I noticed the mania while trying to find information on the government shut-down that was relatively ignored.
It has gotten to the point I hope the Eagles will lose. By the time you read this, it may all be over. I hope so. The torch-and-pitchfork crowd is already gathering outside my door. Why was I not supporting the team? they ask.
Just winning the playoffs resulted in many parked cars spray-painted green. The local news anchors sanctimoniously tisk-tisked over this vandalism, even though they contributed to the over-hyped atmosphere that brought it on. What will happen if the Eagles win the Super Bowl? Will the fans topple City Hall?
I have nothing against the Eagles staff. If not for football, many players would be collecting welfare. It is the fans I find obnoxious.

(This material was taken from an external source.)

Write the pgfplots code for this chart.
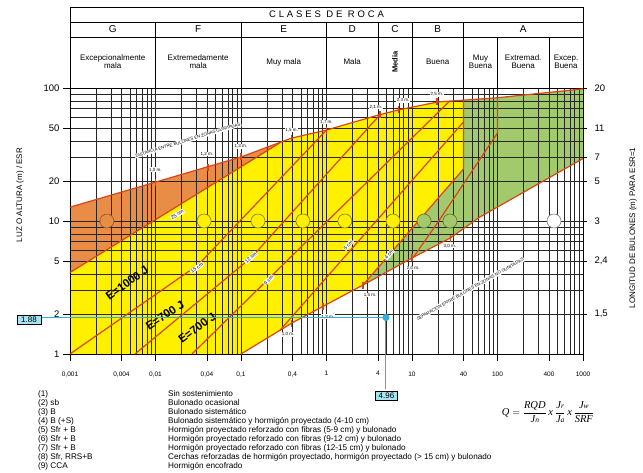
\documentclass[border=0pt]{standalone}
\usepackage{amsmath}
\usepackage{fontspec}
\setmainfont{Liberation Sans}
\newfontfamily\timesf{Liberation Serif}
\usepackage{pgfplots}
\pgfplotsset{compat=1.18}
\definecolor{orr}{RGB}{232,140,70}
\definecolor{yel}{RGB}{255,240,0}
\definecolor{grn}{RGB}{162,202,108}
\definecolor{redl}{RGB}{218,68,22}
\definecolor{cyl}{RGB}{45,175,215}
\definecolor{boxc}{RGB}{165,228,240}
\newcommand{\fs}[1]{\fontsize{#1}{#1}\selectfont}
\newcommand{\ti}[1]{\hbox{\timesf\itshape\fs{10.5}#1}}
\newcommand{\tsub}[1]{\hbox{\timesf\itshape\fs{7.5}#1}}
\tikzset{rl/.style={color=redl, line width=1.2pt, mark=none, solid}}
\begin{document}
\begin{tikzpicture}
\begin{scope}[x=1pt,y=1pt]
\useasboundingbox (0,0) rectangle (643,473);
% ---------- header table
\draw[line width=0.7pt] (70,385) rectangle (583,466);
\draw[line width=0.5pt] (70,451)--(583,451) (70,436)--(583,436);
\foreach \xx in {155.5,241,326.5,378,412,463.5} \draw[line width=0.5pt] (\xx,451)--(\xx,385);
\foreach \xx in {497.5,549} \draw[line width=0.5pt] (\xx,436)--(\xx,385);
\node[font=\fs{9.5}] at (326.5,458.5) {\addfontfeatures{LetterSpace=30}CLASES DE ROCA};
\foreach \xx/\tt in {112.7/G,198.2/F,283.7/E,352.2/D,395/C,437.7/B,523.2/A}
  \node[font=\fs{10}] at (\xx,443.5) {\tt};
\node[font=\fs{8},align=center] at (112.7,411) {Excepcionalmente\\mala};
\node[font=\fs{8},align=center] at (198.2,411) {Extremedamente\\mala};
\node[font=\fs{8},align=center] at (283.7,411) {Muy mala};
\node[font=\fs{8},align=center] at (352.2,411) {Mala};
\node[font=\fs{7.5}\bfseries,rotate=90] at (395,411) {Media};
\node[font=\fs{8},align=center] at (437.7,411) {Buena};
\node[font=\fs{8},align=center] at (480.5,411) {Muy\\Buena};
\node[font=\fs{8},align=center] at (523.2,411) {Extremad.\\Buena};
\node[font=\fs{8},align=center] at (566,411) {Excep.\\Buena};
\end{scope}
% ---------- fills
\begin{axis}[at={(70pt,119pt)}, anchor=south west, scale only axis, width=513pt, height=266pt,
  xmode=log, ymode=log, xmin=0.001, xmax=1000, ymin=1, ymax=100, hide axis]
\addplot[fill=orr, draw=none] coordinates {(0.001,12.7)(0.01,19.6)(0.1,30.3)(0.286,38.8)(0.001,4.1)};
\addplot[fill=yel, draw=none] coordinates {(0.001,1)(0.1,1)(0.4,1.72)(2.67,3.3)(40,24.6)(40,81)(20,78.5)(7,68.5)(4,62.5)(1,48.3)(0.39,42)(0.286,38.8)(0.001,4.1)};
\addplot[fill=grn, draw=none] coordinates {(2.67,3.3)(10,5.27)(28,7.45)(62,10.7)(1000,29.5)(1000,98.5)(100,84.5)(40,81)(40,24.6)};
\end{axis}
% ---------- main axis
\begin{axis}[at={(70pt,119pt)}, anchor=south west, scale only axis, width=513pt, height=266pt,
  xmode=log, ymode=log, xmin=0.001, xmax=1000, ymin=1, ymax=100, clip=false,
  xtick={0.001,0.004,0.01,0.04,0.1,0.4,1,4,10,40,100,400,1000},
  xticklabels={{0,001},{0,004},{0,01},{0,04},{0,1},{0,4},1,4,10,40,100,400,1000},
  minor xtick={0.002,0.003,0.005,0.006,0.007,0.008,0.009,0.02,0.03,0.05,0.06,0.07,0.08,0.09,0.2,0.3,0.5,0.6,0.7,0.8,0.9,2,3,5,6,7,8,9,20,30,50,60,70,80,90,200,300,500,600,700,800,900},
  ytick={1,2,5,10,20,50,100}, yticklabels={1,2,5,10,20,50,100},
  minor ytick={3,4,6,7,8,9,30,40,60,70,80,90},
  grid=both, major grid style={black!85,line width=0.45pt}, minor grid style={black!85,line width=0.45pt},
  tick align=outside, major tick length=7pt, minor tick length=0pt,
  xtick pos=bottom, ytick pos=left,
  every tick/.style={black,line width=0.5pt},
  xticklabel style={font=\fs{6.5}, yshift=-7pt},
  yticklabel style={font=\fs{9.5}},
  axis line style={line width=0.8pt}]
% boundaries
\addplot[rl] coordinates {(0.001,12.7)(0.01,19.6)(0.1,30.3)(0.39,42)(1,48.3)(4,62.5)(7,68.5)(20,78.5)(40,81)(100,84.5)(1000,98.5)};
\addplot[rl] coordinates {(0.1,1)(0.4,1.72)(2.67,3.3)(10,5.27)(28,7.45)(62,10.7)(1000,29.5)};
\addplot[rl] coordinates {(0.001,4.1)(0.286,38.8)};
\addplot[rl] coordinates {(0.001,1)(0.0314,4.67)(1,48.3)};
\addplot[rl] coordinates {(0.00575,1)(0.134,5.36)(4.23,63)};
\addplot[rl] coordinates {(0.0267,1)(27.7,80)};
\addplot[rl] coordinates {(0.286,1.51)(40,55.5)};
\addplot[rl] coordinates {(2.67,3.3)(40,24.6)(40,81)};
\addplot[rl] coordinates {(100,84.5)(100,45.9)(20.1,9.8)(10.3,5.3)};
% marks
\addplot[only marks, mark=|, mark size=3.5pt, mark options={redl,line width=1.3pt}] coordinates {(0.01,19.6)(0.041,25.4)(0.1,30.3)(0.39,42)(1,48.3)(4.23,63)(6.9,68.4)(19.6,78.5)};
\addplot[only marks, mark=|, mark size=3.5pt, mark options={redl,line width=1.3pt}] coordinates {(0.39,1.71)(0.91,2.28)(2.67,3.3)(10,5.27)(28,7.45)};
% circles
\addplot[only marks, mark=*, mark size=7pt, mark options={fill=orr, draw=brown!70!black, line width=0.6pt}] coordinates {(0.0027,10)};
\addplot[only marks, mark=*, mark size=7pt, mark options={fill=yel, draw=olive!90!black, line width=0.6pt}] coordinates {(0.037,10)(0.158,10)(0.53,10)(1.64,10)(6.0,10)};
\addplot[only marks, mark=*, mark size=7pt, mark options={fill=grn, draw=olive!70!black, line width=0.6pt}] coordinates {(13.8,10)(27.8,10)};
\addplot[only marks, mark=*, mark size=7pt, mark options={fill=white, draw=gray, line width=0.6pt}] coordinates {(458,10)};
\tikzset{cl/.style={font=\fs{3}, align=center, inner sep=0pt}}
\node[cl] at (axis cs:0.0027,10) {CCA\\9};
\node[cl] at (axis cs:0.037,10) {Sfr+B\\8};
\node[cl] at (axis cs:0.158,10) {Sfr+B\\7};
\node[cl] at (axis cs:0.53,10) {Sfr+B\\6};
\node[cl] at (axis cs:1.64,10) {Sfr+B\\5};
\node[cl] at (axis cs:6.0,10) {B(+S)\\4};
\node[cl] at (axis cs:13.8,10) {B\\3};
\node[cl] at (axis cs:27.8,10) {sb\\2};
\node[cl] at (axis cs:458,10) {1};
% line labels
\tikzset{lab/.style={fill=white, inner sep=0.7pt, font=\fs{5}}}
\node[lab, rotate=31] at (axis cs:0.018,11.2) {25 cm};
\node[lab, rotate=36] at (axis cs:0.0305,4.45) {15 cm};
\node[lab, rotate=42] at (axis cs:0.13,5.3) {12 cm};
\node[lab, rotate=44] at (axis cs:0.21,3.6) {9 cm};
\node[lab, rotate=48] at (axis cs:1.8,6.6) {5 cm};
\node[lab, rotate=49] at (axis cs:5.4,5.6) {4 cm};
\tikzset{ml/.style={fill=white, inner sep=0.6pt, font=\fs{4.5}}}
\node[ml] at (axis cs:0.01,24.2) {1,0 m.};
\node[ml] at (axis cs:0.04,31.9) {1,2 m.};
\node[ml] at (axis cs:0.1,36.6) {1,3 m.};
\node[ml] at (axis cs:0.39,48.3) {1,5 m.};
\node[ml] at (axis cs:1.0,55.5) {1,7 m.};
\node[ml] at (axis cs:3.79,72) {2,1 m.};
\node[ml] at (axis cs:7.85,80.5) {2,3 m.};
\node[ml] at (axis cs:19.6,90) {2,5 m.};
\node[ml] at (axis cs:0.355,1.41) {1,0 m.};
\node[ml] at (axis cs:1.04,1.90) {1,3 m.};
\node[ml] at (axis cs:3.23,2.78) {1,5 m.};
\node[ml] at (axis cs:10.3,4.43) {2,0 m.};
\node[ml] at (axis cs:27.8,6.49) {3,0 m.};
\node[fill=white, inner sep=0.8pt, font=\fs{4.3}, rotate=17] at (axis cs:0.024,40.6) {DISTANCIA ENTRE BULONES EN ZONAS GUNITADAS};
\node[fill=white, inner sep=0.8pt, font=\fs{4.3}, rotate=29.5] at (axis cs:47.7,3.08) {SEPARACIÓN ENTRE BULONES EN ZONAS NO GUNITADAS};
\node[font=\fs{11.5}\bfseries, rotate=36] at (axis cs:0.00464,3.42) {E=1000 J};
\node[font=\fs{11.5}\bfseries, rotate=33] at (axis cs:0.0129,1.96) {E=700 J};
\node[font=\fs{11.5}\bfseries, rotate=36.6] at (axis cs:0.0306,1.57) {E=700 J};
% blue annotation
\addplot[cyl, line width=1pt, mark=none] coordinates {(0.000471,1.88)(4.96,1.88)(4.96,0.55)};
\addplot[only marks, mark=*, mark size=3.3pt, mark options={fill=cyl, draw=cyl}] coordinates {(4.96,1.88)};
\end{axis}
% ---------- right axis
\begin{axis}[at={(70pt,119pt)}, anchor=south west, scale only axis, width=513pt, height=266pt,
  xmode=log, ymode=log, xmin=0.001, xmax=1000, ymin=1, ymax=100,
  hide x axis, axis y line*=right, axis line style={line width=0.8pt},
  ytick={2,5,10,20,30,50,100}, yticklabels={{1,5},{2,4},3,5,7,11,20},
  minor ytick={}, tick align=outside, major tick length=4pt,
  every tick/.style={black,line width=0.5pt},
  yticklabel style={font=\fs{9.5}, xshift=4pt}]
\end{axis}
% ---------- outside labels
\begin{scope}[x=1pt,y=1pt]
\node[font=\fs{8}, rotate=90] at (20,278) {LUZ O ALTURA (m) / ESR};
\node[font=\fs{8}, rotate=90] at (633,245) {LONGITUD DE BULONES (m) PARA ESR=1};
\node[draw=black, line width=0.5pt, fill=boxc, font=\fs{8}, inner sep=1.5pt, minimum width=24pt] at (29,153) {1.88};
\node[draw=black, line width=0.5pt, fill=boxc, font=\fs{8}, inner sep=1.5pt, minimum width=22pt] at (386.5,77) {4.96};
% legend
\foreach \i/\a/\b in {0/(1)/Sin sostenimiento, 1/(2) sb/Bulonado ocasional, 2/(3) B/Bulonado sistemático, 3/(4) B (+S)/Bulonado sistemático y hormigón proyectado (4-10 cm), 4/(5) Sfr + B/Hormigón proyectado reforzado con fibras (5-9 cm) y bulonado, 5/(6) Sfr + B/Hormigón proyectado reforzado con fibras (9-12 cm) y bulonado, 6/(7) Sfr + B/Hormigón proyectado reforzado con fibras (12-15 cm) y bulonado, 7/{(8) Sfr, RRS+B}/{Cerchas reforzadas de hormigón proyectado, hormigón proyectado (> 15 cm) y bulonado}, 8/(9) CCA/Hormigón encofrado}
{
  \node[anchor=west, font=\fs{8.2}, inner sep=0pt] at (38,79-9*\i) {\a};
  \node[anchor=west, font=\fs{8.2}, inner sep=0pt] at (168,79-9*\i) {\b};
}
\node at (548,61) {\ti{Q} $=\dfrac{\ti{RQD}}{\ti{J}\tsub{n}}$\,\ti{x}\,$\dfrac{\ti{J}\tsub{r}}{\ti{J}\tsub{a}}$\,\ti{x}\,$\dfrac{\ti{J}\tsub{w}}{\ti{SRF}}$};
\end{scope}
\end{tikzpicture}
\end{document}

Several years ago, a friend I saw every day at the community center tried to get me interested in the Phillies. I had always considered professional sports teams as conglomerates of independent entrepreneurs who had no loyalty to Philadelphia and would not throw me a peanut if I were starving. He almost had me converted, but I found the following year many of my favorite players had left for greener pastures. The team I knew was only temporary.
My friend rooted for the Phillies and the Cubs, both losing teams at the time. When I mentioned this, he said something very profound: Win or lose, it is still baseball. Winning is only icing on the cake. He especially likes to watch the pre-game batting practice as he did as a child at Shibe Park with his grandfather. (Ah-ha! That explains it.)
Years ago, I said I was amazed by the athleticism of a football receiver jumping high in the air, catching the ball on his very sticky gloves, keeping his concentration while knowing he would be almost broken in half by a charging defender, but how often did I have to see it? Ten times? A hundred? I think I have already past more than a hundred. I don’t need to see it again.